When an AI programme fails to deliver the results that were promised, the post-mortem often reveals the same pattern: the model was performing well by technical metrics throughout. Accuracy was high. Precision and recall were within acceptable ranges. The validation results were solid. And yet the operational outcomes — the revenue recovered, the costs reduced, the decisions improved — were far below what was expected.

The disconnect between model performance metrics and operational outcomes is one of the most persistent sources of misalignment between AI teams and the business stakeholders they are meant to serve. Understanding why this disconnect exists — and how to build measurement frameworks that close it — is essential for any organisation trying to demonstrate and deliver real value from AI investment.

Why Technical Metrics Mislead

They Measure the Model, Not the Deployment

A model's accuracy measures how well it predicts outcomes in test data. It does not measure whether the people who receive its outputs act on them, whether those outputs arrive at the right time to influence decisions, whether the recommended actions are operationally feasible, or whether the decisions informed by the model actually produce better outcomes than the decisions made without it. All of these factors sit between model accuracy and operational impact — and all of them can be zero even when model accuracy is high.

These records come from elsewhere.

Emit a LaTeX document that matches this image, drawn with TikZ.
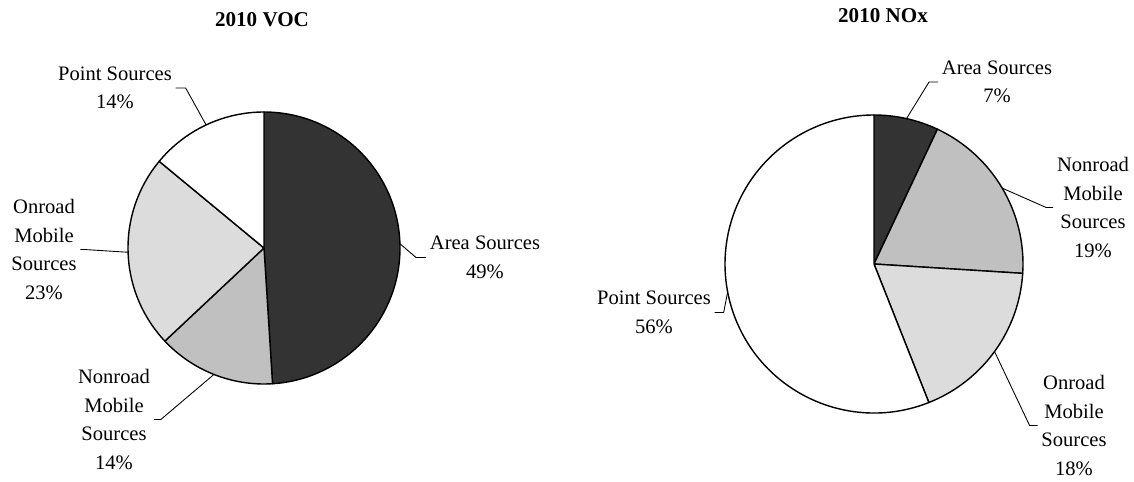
\documentclass[tikz,border=0pt]{standalone}
\usepackage{fontspec}
\setmainfont{Liberation Serif}
\usetikzlibrary{calc}
\definecolor{areafill}{HTML}{333333}
\definecolor{nonroadfill}{HTML}{C0C0C0}
\definecolor{onroadfill}{HTML}{DCDCDC}
\tikzset{
  slice/.style={draw=black, line width=0.8pt, line join=round},
  lbl/.style={align=center, inner sep=2pt, font=\fontsize{11.7}{16.2}\selectfont},
  ttl/.style={font=\fontsize{12}{14}\selectfont\bfseries},
  leader/.style={line width=0.5pt}
}
\begin{document}
\begin{tikzpicture}[x=0.02cm, y=0.02cm]
  \useasboundingbox (0,0) rectangle (1134,481);
  % 2010 VOC
  \coordinate (voc) at (264,233);
  \node[ttl] (voc-title) at (262,461) {2010 VOC};
  \filldraw[slice, fill=areafill] (voc) -- ++(90:136) arc[start angle=90, end angle=-86.4, radius=136] -- cycle;
  \filldraw[slice, fill=nonroadfill] (voc) -- ++(-86.4:136) arc[start angle=-86.4, end angle=-136.8, radius=136] -- cycle;
  \filldraw[slice, fill=onroadfill] (voc) -- ++(-136.8:136) arc[start angle=-136.8, end angle=-219.6, radius=136] -- cycle;
  \filldraw[slice, fill=white] (voc) -- ++(-219.6:136) arc[start angle=-219.6, end angle=-270, radius=136] -- cycle;
  \coordinate (voc-area-pt) at ($(voc)+(1.8:136)$);
  \coordinate (voc-nonroad-pt) at ($(voc)+(-111.6:136)$);
  \coordinate (voc-onroad-pt) at ($(voc)+(-178.2:136)$);
  \coordinate (voc-point-pt) at ($(voc)+(-244.8:136)$);
  \node[lbl] (voc-area) at (485,223.5) {Area Sources\\49\%};
  \node[lbl] (voc-point) at (115,393) {Point Sources\\14\%};
  \node[lbl] (voc-onroad) at (44,231.5) {Onroad\\Mobile\\Sources\\23\%};
  \node[lbl] (voc-nonroad) at (114,61.5) {Nonroad\\Mobile\\Sources\\14\%};
  \draw[leader] (voc-area.west) -- ++(-10,0) -- (voc-area-pt);
  \draw[leader] (voc-point.east) -- ++(10,0) -- (voc-point-pt);
  \draw[leader] (voc-onroad.east) -- ++(4,0) -- (voc-onroad-pt);
  \draw[leader] (voc-nonroad.east) -- ++(7,0) -- (voc-nonroad-pt);
  % 2010 NOx
  \coordinate (nox) at (874,217);
  \node[ttl] (nox-title) at (883,465.5) {2010 NOx};
  \filldraw[slice, fill=areafill] (nox) -- ++(90:149) arc[start angle=90, end angle=64.8, radius=149] -- cycle;
  \filldraw[slice, fill=nonroadfill] (nox) -- ++(64.8:149) arc[start angle=64.8, end angle=-3.6, radius=149] -- cycle;
  \filldraw[slice, fill=onroadfill] (nox) -- ++(-3.6:149) arc[start angle=-3.6, end angle=-68.4, radius=149] -- cycle;
  \filldraw[slice, fill=white] (nox) -- ++(-68.4:149) arc[start angle=-68.4, end angle=-270, radius=149] -- cycle;
  \coordinate (nox-area-pt) at ($(nox)+(77.4:149)$);
  \coordinate (nox-nonroad-pt) at ($(nox)+(30.6:149)$);
  \coordinate (nox-onroad-pt) at ($(nox)+(-36:149)$);
  \coordinate (nox-point-pt) at ($(nox)+(-169.2:149)$);
  \node[lbl] (nox-area) at (997,399) {Area Sources\\7\%};
  \node[lbl] (nox-nonroad) at (1093,273.5) {Nonroad\\Mobile\\Sources\\19\%};
  \node[lbl] (nox-onroad) at (1074,55.5) {Onroad\\Mobile\\Sources\\18\%};
  \node[lbl] (nox-point) at (654,168.5) {Point Sources\\56\%};
  \draw[leader] (nox-area.west) -- ++(-9,0) -- (nox-area-pt);
  \draw[leader] (nox-nonroad.west) -- ++(-7,0) -- (nox-nonroad-pt);
  \draw[leader] (nox-onroad.west) -- ++(-8,0) -- (nox-onroad-pt);
  \draw[leader] (nox-point.east) -- ++(9,0) -- (nox-point-pt);
\end{tikzpicture}
\end{document}
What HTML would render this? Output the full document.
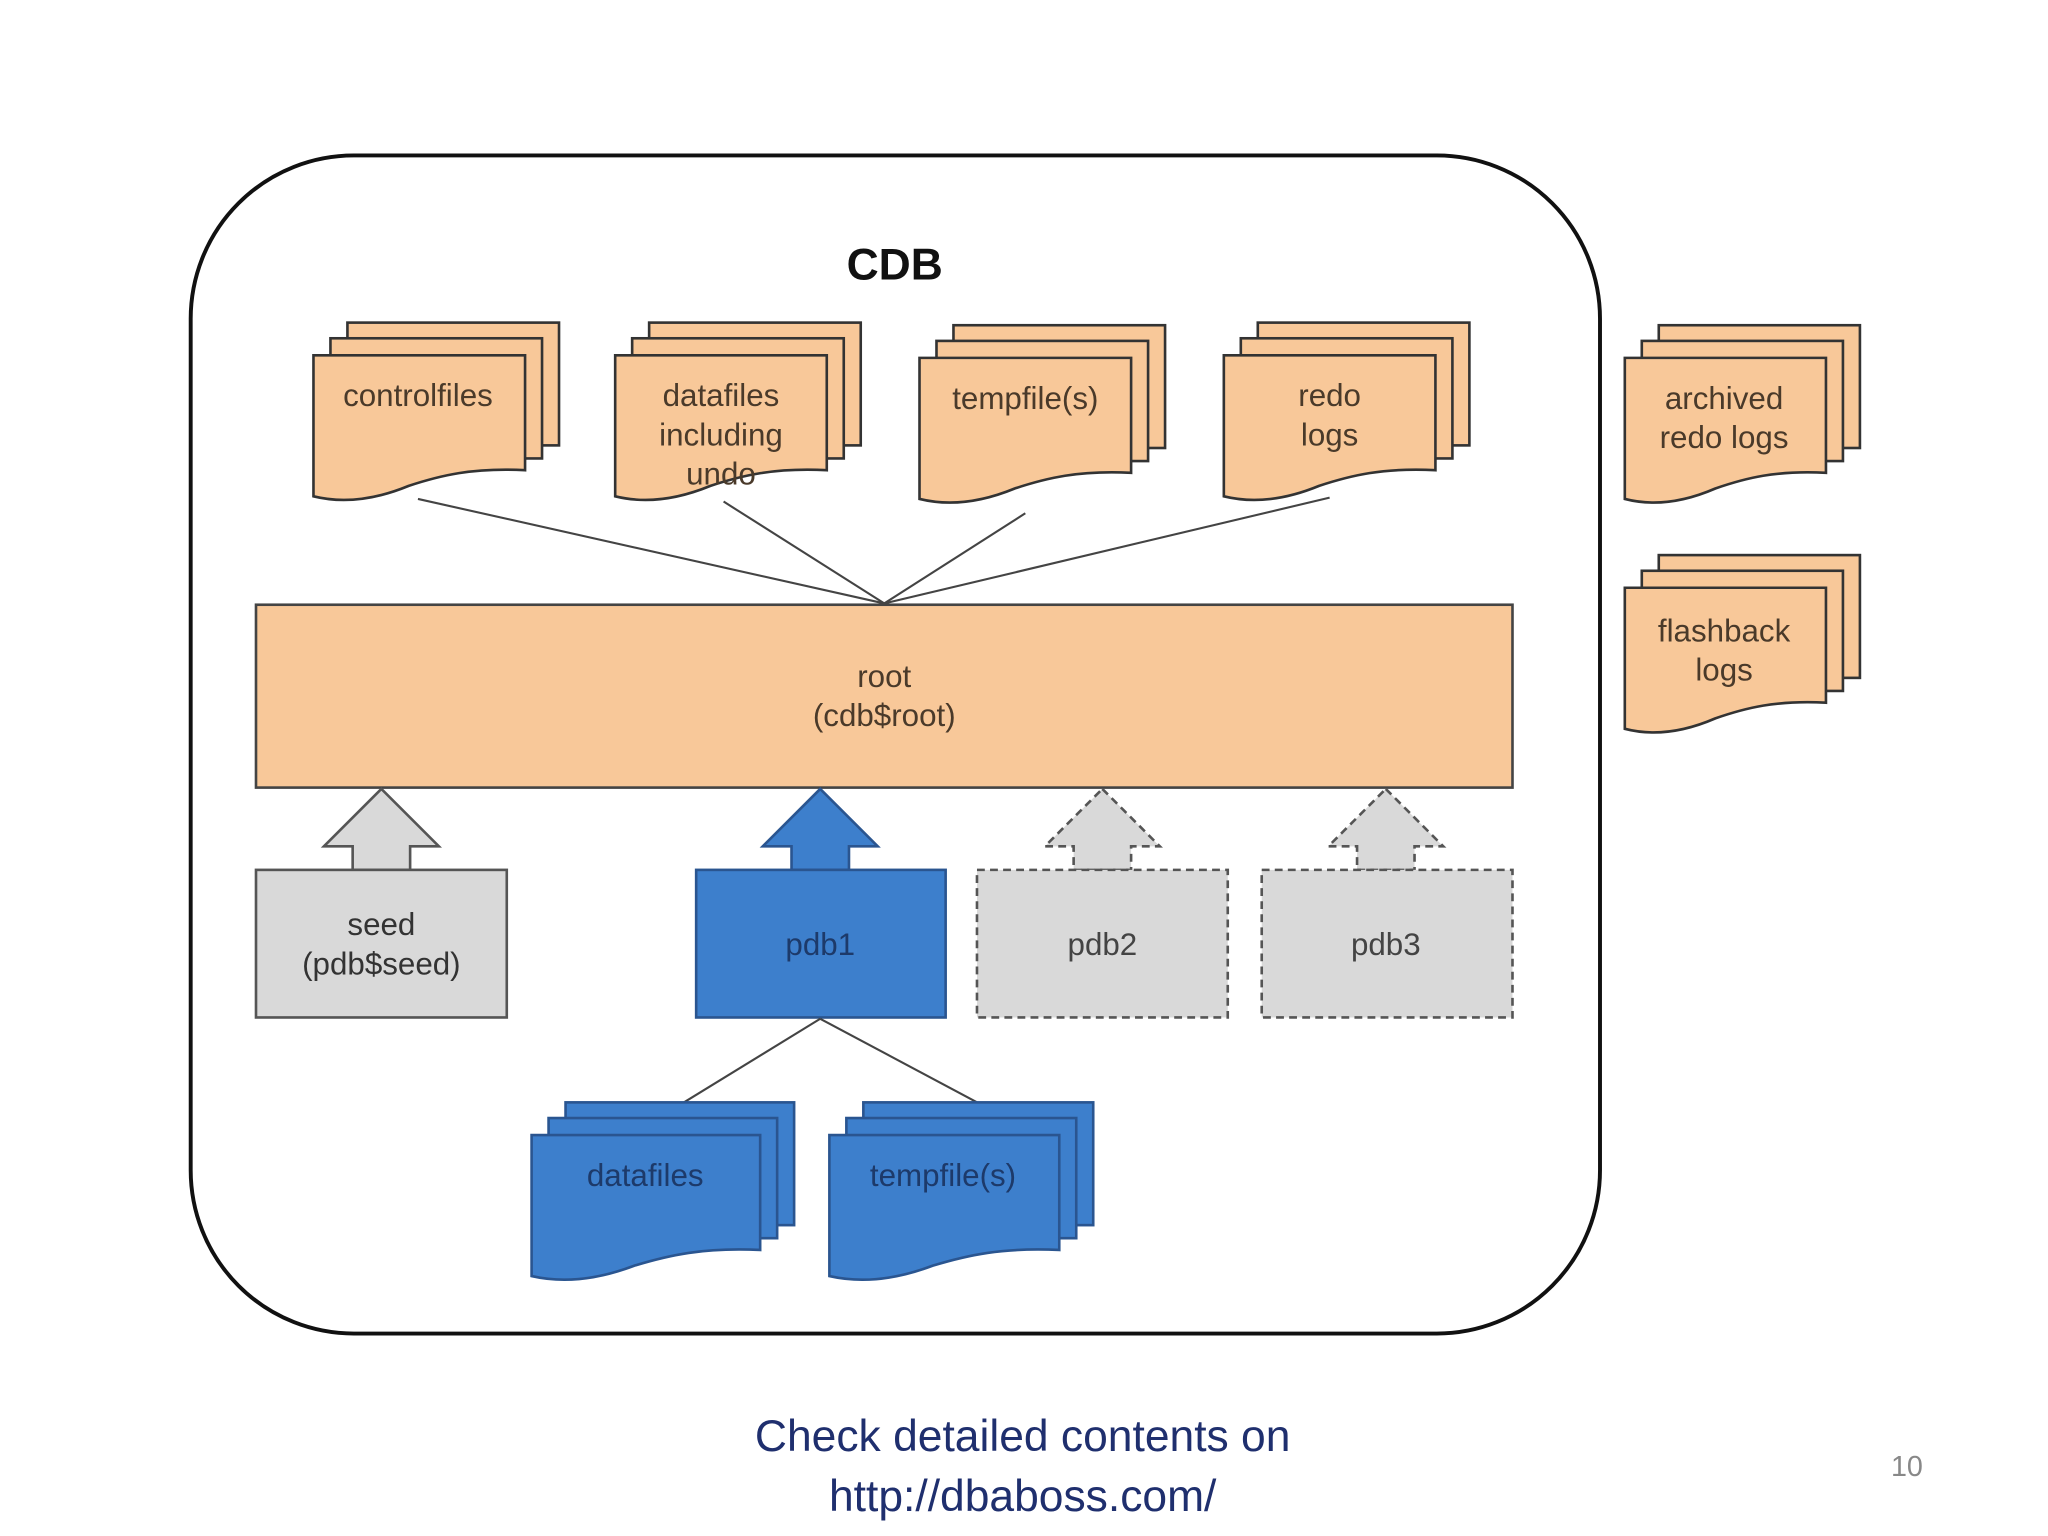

They Are Optimised for the Wrong Population

Overall model accuracy can hide systematic underperformance on the specific cases that matter most operationally. A fraud detection model with 95 percent accuracy may be missing 60 percent of high-value fraud cases if the fraud pattern in high-value cases differs from the pattern in the majority population the model was trained on. A revenue assurance model with excellent overall anomaly detection may be generating most of its alerts in geographic areas where field inspection is operationally difficult, producing a large volume of unactionable alerts alongside a smaller volume of high-value ones.

The question I ask every AI team I work with is not "what is the model accuracy?" It is "what happened to the last hundred recommendations the model made?" If the team cannot answer that question — if there is no tracking of whether recommendations were acted on and whether acting on them produced better outcomes than not acting — the programme has no measurement system. It has a model.

The Metrics That Actually Matter

Recommendation Adoption Rate

What percentage of the model's recommendations are acted on by the people who receive them? Low adoption rates indicate a trust problem, a workflow integration problem, or a relevance problem — any of which will prevent the model from delivering value regardless of its technical performance.

Decision Outcome Improvement

Compared to the baseline before AI deployment, are the decisions the model is meant to improve producing better outcomes? Fault prediction models should be measured by whether predicted faults are prevented, not by whether the predictions were accurate. Credit models should be measured by whether the loans approved under AI guidance perform better than those approved under the previous approach.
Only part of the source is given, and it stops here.